--- start DATA SEGMENT ---

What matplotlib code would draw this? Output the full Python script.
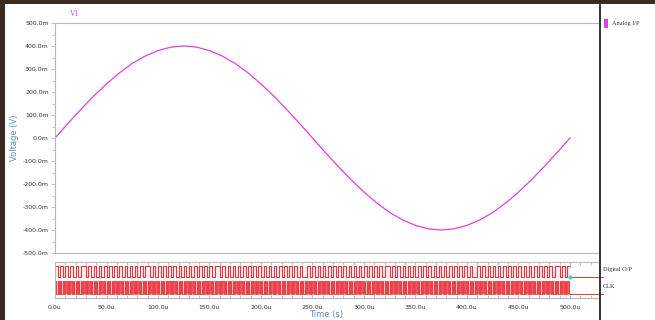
import numpy as np
import matplotlib
matplotlib.use("Agg")
import matplotlib.pyplot as plt
from matplotlib.patches import Rectangle
from matplotlib.lines import Line2D

# ---------------- data ----------------
t_analog_us = [i * 12.5 for i in range(41)]
v_analog_mv = [0, 63, 124, 182, 235, 283, 324, 356, 380, 395, 400, 395, 380, 356, 324, 283,
               235, 182, 124, 63, 0, -63, -124, -182, -235, -283, -324, -356, -380, -395,
               -400, -395, -380, -356, -324, -283, -235, -182, -124, -63, 0]

y_ticks_mv = [500, 400, 300, 200, 100, 0, -100, -200, -300, -400, -500]
y_tick_labels = ["500.0m", "400.0m", "300.0m", "200.0m", "100.0m", "0.0m",
                 "-100.0m", "-200.0m", "-300.0m", "-400.0m", "-500.0m"]
x_ticks_us = [0, 50, 100, 150, 200, 250, 300, 350, 400, 450, 500]
x_tick_labels = ["0.0u", "50.0u", "100.0u", "150.0u", "200.0u", "250.0u",
                 "300.0u", "350.0u", "400.0u", "450.0u", "500.0u"]

sim_end_us = 500
# digital output bits, one per clock cycle
dout_chunks = ["10101010101101010101", "01010101010101011010", "10101010101010101010",
               "10110101010101010101", "01010101010101010010", "10101010101010101010",
               "10101010110101010101", "01010101010101010101", "01001010101010101010",
               "10101010101010110101"]
dout_bits = "".join(dout_chunks)
clk_pattern = "10"  # high half, low half of each clock cycle

series_names = ["Analog I/P", "Digital O/P", "CLK"]

# ---------------- style ----------------
magenta = "#e040e0"
red_line = "#e8343c"
red_fill = "#f25a5f"
label_blue = "#5a8cc4"
grey = "#b8b8b8"
txt = "#333333"

fig = plt.figure(figsize=(6.55, 3.2), dpi=100)
fig.patch.set_facecolor("white")

W, H = 655.0, 320.0
x0, x1 = 55, 598
xmax_us = 500 * (x1 - x0) / (570 - x0)

# ---- main analog axes ----
ax = fig.add_axes([x0 / W, 1 - 253 / H, (x1 - x0) / W, (253 - 23) / H])
ax.plot(t_analog_us, v_analog_mv, color=magenta, lw=0.9)
ax.set_xlim(0, xmax_us)
ax.set_ylim(-500, 500)
ax.set_yticks(y_ticks_mv)
ax.set_yticklabels(y_tick_labels)
ax.set_yticks([v + 50 for v in y_ticks_mv[1:]], minor=True)
ax.set_xticks([])
ax.tick_params(axis="y", which="major", length=3, width=0.6, color=grey,
               labelsize=4.5, labelcolor=txt, pad=1.5)
ax.tick_params(axis="y", which="minor", length=2, width=0.6, color=grey)
for s in ["left", "top", "bottom"]:
    ax.spines[s].set_color(grey)
    ax.spines[s].set_linewidth(0.8)
ax.spines["right"].set_visible(False)
ax.set_ylabel("Voltage (V)", color=label_blue, fontsize=6, labelpad=3)
ax.text(0.037, 1.02, "V1", transform=ax.transAxes, color=magenta, fontsize=5.5,
        family="Liberation Serif", ha="center", va="bottom")

# ---- digital axes ----
dax = fig.add_axes([x0 / W, 1 - 298 / H, (x1 - x0) / W, (298 - 262) / H])
dax.set_xlim(0, xmax_us)
dax.set_ylim(0, 36)

n = len(dout_bits)
clk_period_us = sim_end_us / n

# Digital O/P: levels 21 (low) .. 32 (high)
edges = [i * clk_period_us for i in range(n + 1)]
d_lvl = [32 if b == "1" else 21 for b in dout_bits]
d_lvl.append(d_lvl[-1])
dax.fill_between([0, sim_end_us], 21, 32, color="#fdeaea", lw=0)
dax.step(edges, d_lvl, where="post", color=red_line, lw=0.75)

# CLK: levels 4 (low) .. 17 (high)
half = clk_period_us / 2
c_edges, c_lvl = [], []
for i in range(n):
    for j, b in enumerate(clk_pattern):
        c_edges.append(i * clk_period_us + j * half)
        c_lvl.append(17 if b == "1" else 4)
c_edges.append(n * clk_period_us)
c_lvl.append(4)
dax.fill_between([0, sim_end_us], 4, 17, color="#fbc8c8", lw=0)
dax.fill_between(c_edges, 4, c_lvl, step="post", color=red_fill, lw=0)
dax.step(c_edges, c_lvl, where="post", color=red_line, lw=0.6)

# traces continuing beyond end of simulation
dax.plot([sim_end_us, xmax_us * 1.01], [21, 21], color="#d04040", lw=0.7, clip_on=False)
dax.plot([sim_end_us, xmax_us * 1.01], [4, 4], color="#d04040", lw=0.7, clip_on=False)
dax.plot([sim_end_us], [21], marker="o", ms=2, color="#40d0d0", clip_on=False)

dax.set_yticks([])
dax.set_xticks(x_ticks_us)
dax.set_xticklabels(x_tick_labels)
dax.set_xticks([v for v in range(0, int(xmax_us) + 1, 10) if v % 50], minor=True)
dax.tick_params(axis="x", which="both", top=True, bottom=True, direction="in",
                length=2.5, width=0.6, color=grey, labelsize=4.5, labelcolor=txt, pad=5)
for s in ["left", "top", "bottom"]:
    dax.spines[s].set_color(grey)
    dax.spines[s].set_linewidth(0.8)
dax.spines["right"].set_visible(False)
dax.set_xlabel("Time (s)", color=label_blue, fontsize=6, labelpad=0)

# ---- legend panel and frame ----
fig.add_artist(Line2D([600 / W, 600 / W], [0, 1 - 5 / H], transform=fig.transFigure,
                      color="#111111", lw=1.2))
fig.add_artist(Rectangle((0, 0), 5 / W, 1, transform=fig.transFigure,
                         color="#3a2a20", lw=0))
fig.add_artist(Rectangle((0, 1 - 4 / H), 1, 4 / H, transform=fig.transFigure,
                         color="#3a2a20", lw=0))
fig.add_artist(Rectangle((604 / W, 1 - 28 / H), 4 / W, 9 / H, transform=fig.transFigure,
                         color=magenta, lw=0))
fig.text(612 / W, 1 - 23.5 / H, series_names[0], fontsize=4.5, family="Liberation Serif",
         color=txt, va="center")
fig.text(603 / W, 1 - 269 / H, series_names[1], fontsize=4.5, family="Liberation Serif",
         color=txt, va="center")
fig.text(603 / W, 1 - 286 / H, series_names[2], fontsize=4.5, family="Liberation Serif",
         color=txt, va="center")

fig.savefig("out.png", dpi=100, facecolor="white")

--- end DATA SEGMENT ---

WHAT IS ASKED: Repeat the data exactly, excluding the pictures.

TASK RESPONSE:
What matplotlib code would draw this? Output the full Python script.
import numpy as np
import matplotlib
matplotlib.use("Agg")
import matplotlib.pyplot as plt
from matplotlib.patches import Rectangle
from matplotlib.lines import Line2D

# ---------------- data ----------------
t_analog_us = [i * 12.5 for i in range(41)]
v_analog_mv = [0, 63, 124, 182, 235, 283, 324, 356, 380, 395, 400, 395, 380, 356, 324, 283,
               235, 182, 124, 63, 0, -63, -124, -182, -235, -283, -324, -356, -380, -395,
               -400, -395, -380, -356, -324, -283, -235, -182, -124, -63, 0]

y_ticks_mv = [500, 400, 300, 200, 100, 0, -100, -200, -300, -400, -500]
y_tick_labels = ["500.0m", "400.0m", "300.0m", "200.0m", "100.0m", "0.0m",
                 "-100.0m", "-200.0m", "-300.0m", "-400.0m", "-500.0m"]
x_ticks_us = [0, 50, 100, 150, 200, 250, 300, 350, 400, 450, 500]
x_tick_labels = ["0.0u", "50.0u", "100.0u", "150.0u", "200.0u", "250.0u",
                 "300.0u", "350.0u", "400.0u", "450.0u", "500.0u"]

sim_end_us = 500
# digital output bits, one per clock cycle
dout_chunks = ["10101010101101010101", "01010101010101011010", "10101010101010101010",
               "10110101010101010101", "01010101010101010010", "10101010101010101010",
               "10101010110101010101", "01010101010101010101", "01001010101010101010",
               "10101010101010110101"]
dout_bits = "".join(dout_chunks)
clk_pattern = "10"  # high half, low half of each clock cycle

series_names = ["Analog I/P", "Digital O/P", "CLK"]

# ---------------- style ----------------
magenta = "#e040e0"
red_line = "#e8343c"
red_fill = "#f25a5f"
label_blue = "#5a8cc4"
grey = "#b8b8b8"
txt = "#333333"

fig = plt.figure(figsize=(6.55, 3.2), dpi=100)
fig.patch.set_facecolor("white")

W, H = 655.0, 320.0
x0, x1 = 55, 598
xmax_us = 500 * (x1 - x0) / (570 - x0)

# ---- main analog axes ----
ax = fig.add_axes([x0 / W, 1 - 253 / H, (x1 - x0) / W, (253 - 23) / H])
ax.plot(t_analog_us, v_analog_mv, color=magenta, lw=0.9)
ax.set_xlim(0, xmax_us)
ax.set_ylim(-500, 500)
ax.set_yticks(y_ticks_mv)
ax.set_yticklabels(y_tick_labels)
ax.set_yticks([v + 50 for v in y_ticks_mv[1:]], minor=True)
ax.set_xticks([])
ax.tick_params(axis="y", which="major", length=3, width=0.6, color=grey,
               labelsize=4.5, labelcolor=txt, pad=1.5)
ax.tick_params(axis="y", which="minor", length=2, width=0.6, color=grey)
for s in ["left", "top", "bottom"]:
    ax.spines[s].set_color(grey)
    ax.spines[s].set_linewidth(0.8)
ax.spines["right"].set_visible(False)
ax.set_ylabel("Voltage (V)", color=label_blue, fontsize=6, labelpad=3)
ax.text(0.037, 1.02, "V1", transform=ax.transAxes, color=magenta, fontsize=5.5,
        family="Liberation Serif", ha="center", va="bottom")

# ---- digital axes ----
dax = fig.add_axes([x0 / W, 1 - 298 / H, (x1 - x0) / W, (298 - 262) / H])
dax.set_xlim(0, xmax_us)
dax.set_ylim(0, 36)

n = len(dout_bits)
clk_period_us = sim_end_us / n

# Digital O/P: levels 21 (low) .. 32 (high)
edges = [i * clk_period_us for i in range(n + 1)]
d_lvl = [32 if b == "1" else 21 for b in dout_bits]
d_lvl.append(d_lvl[-1])
dax.fill_between([0, sim_end_us], 21, 32, color="#fdeaea", lw=0)
dax.step(edges, d_lvl, where="post", color=red_line, lw=0.75)

# CLK: levels 4 (low) .. 17 (high)
half = clk_period_us / 2
c_edges, c_lvl = [], []
for i in range(n):
    for j, b in enumerate(clk_pattern):
        c_edges.append(i * clk_period_us + j * half)
        c_lvl.append(17 if b == "1" else 4)
c_edges.append(n * clk_period_us)
c_lvl.append(4)
dax.fill_between([0, sim_end_us], 4, 17, color="#fbc8c8", lw=0)
dax.fill_between(c_edges, 4, c_lvl, step="post", color=red_fill, lw=0)
dax.step(c_edges, c_lvl, where="post", color=red_line, lw=0.6)

# traces continuing beyond end of simulation
dax.plot([sim_end_us, xmax_us * 1.01], [21, 21], color="#d04040", lw=0.7, clip_on=False)
dax.plot([sim_end_us, xmax_us * 1.01], [4, 4], color="#d04040", lw=0.7, clip_on=False)
dax.plot([sim_end_us], [21], marker="o", ms=2, color="#40d0d0", clip_on=False)

dax.set_yticks([])
dax.set_xticks(x_ticks_us)
dax.set_xticklabels(x_tick_labels)
dax.set_xticks([v for v in range(0, int(xmax_us) + 1, 10) if v % 50], minor=True)
dax.tick_params(axis="x", which="both", top=True, bottom=True, direction="in",
                length=2.5, width=0.6, color=grey, labelsize=4.5, labelcolor=txt, pad=5)
for s in ["left", "top", "bottom"]:
    dax.spines[s].set_color(grey)
    dax.spines[s].set_linewidth(0.8)
dax.spines["right"].set_visible(False)
dax.set_xlabel("Time (s)", color=label_blue, fontsize=6, labelpad=0)

# ---- legend panel and frame ----
fig.add_artist(Line2D([600 / W, 600 / W], [0, 1 - 5 / H], transform=fig.transFigure,
                      color="#111111", lw=1.2))
fig.add_artist(Rectangle((0, 0), 5 / W, 1, transform=fig.transFigure,
                         color="#3a2a20", lw=0))
fig.add_artist(Rectangle((0, 1 - 4 / H), 1, 4 / H, transform=fig.transFigure,
                         color="#3a2a20", lw=0))
fig.add_artist(Rectangle((604 / W, 1 - 28 / H), 4 / W, 9 / H, transform=fig.transFigure,
                         color=magenta, lw=0))
fig.text(612 / W, 1 - 23.5 / H, series_names[0], fontsize=4.5, family="Liberation Serif",
         color=txt, va="center")
fig.text(603 / W, 1 - 269 / H, series_names[1], fontsize=4.5, family="Liberation Serif",
         color=txt, va="center")
fig.text(603 / W, 1 - 286 / H, series_names[2], fontsize=4.5, family="Liberation Serif",
         color=txt, va="center")

fig.savefig("out.png", dpi=100, facecolor="white")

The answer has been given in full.